I add to the mix of discomfort by noticing some weird feelings in the one other tooth that also needs work that may lead to a Root Canal.  I run my tongue over this area repeatedly to see if I can make the symptoms worse, thus justifying additional fear.

I ruin a few days before righting the Ship of Expectations - sometimes the prayers don't take right away.  Finally, the day of my appointment arrives and the dentist doesn't find root problems. I'm happy - because I got what I wanted - and I'm mortified - because I wasted a few of my rapidly dwindling days worrying about something that didn't come to pass.  Let's also point out that almost everything I worry about doesn't come to pass.

But then the guy kind of intimates that while everything went well if I notice any symptoms then we'll come up with a revised plan of action, thereby ruining everything.  Why did he have to say this?  He totally re-opened the door to Bad Expectations.  He made me worry about a Root Canal, didn't find any root problems, then left the Root Canal door open a teeny weeny bit.  "What's the matter with you?" I wanted to shriek.   "Slam the fucking door!"

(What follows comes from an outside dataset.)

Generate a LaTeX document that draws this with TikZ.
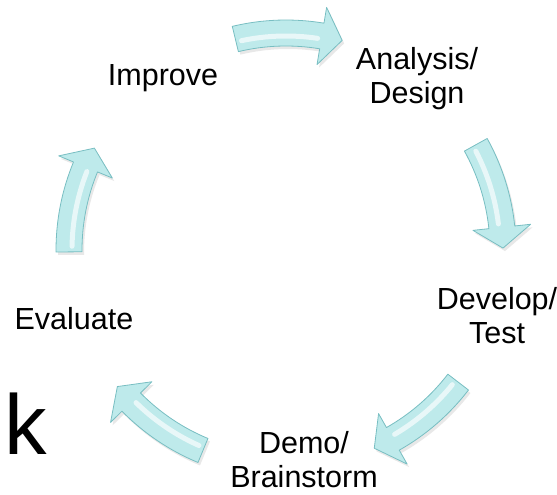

After the Novocaine wears off - and Novocaine is way, way up there on my Gratitude List - my teeth and gums sort of hurt.  I assume this is a delayed reaction to whatever problem is going to lead to a Root Canal except now it's going to be an emergency, after-hours, weekend Root Canal.  I'm vaguely aware that most people would chalk some discomfort up to the fact that I had a guy digging around in my sensitive oral mucous membranes with stainless steel needles, but I'm definitely not most people.

Compounding my fear is that I notice if I blow on the affected area or chew some hard seeds or nuts on that side of my mouth or drink freezing, icy drinks, or sip scalding hot coffee - boiling hot - then the pain is worse.  I also assume this is a sign of the emergency Root Canal.  I wander around in public sucking air in and out over my front teeth like some kind of deranged animal.  I must look like a mountain ape protecting my territory from a rival.  I look like I'm getting ready to attack, to blow.

On day two all sensitivity is gone.  Also, in a humorous turn, the second tooth that may need a Root Canal is on the opposite side of my face from where I was probing with my tongue.  I'm guessing that any pain or sensitivity in that area came from irritating the gums by repeatedly probing the area with my tongue.

And I wonder why I drank.

P.S.: Root Canal would be an excellent name for a rock band.
P.S.S.: I bought a T-shirt that says simply: Root Canal.  Really.  Urban Dictionary allows you to put whatever phrase or word you want on a shirt and they'll print it up for you.

1 comment:

Marco said...

This was the funniest thing I have read all morning! You have quite a way with words. I especially loved the part where you said you were thinking of becoming a dentist just so you could dispute your dentist. I wonder if that would really work? At any rate, thanks for the laughs and good luck in the future.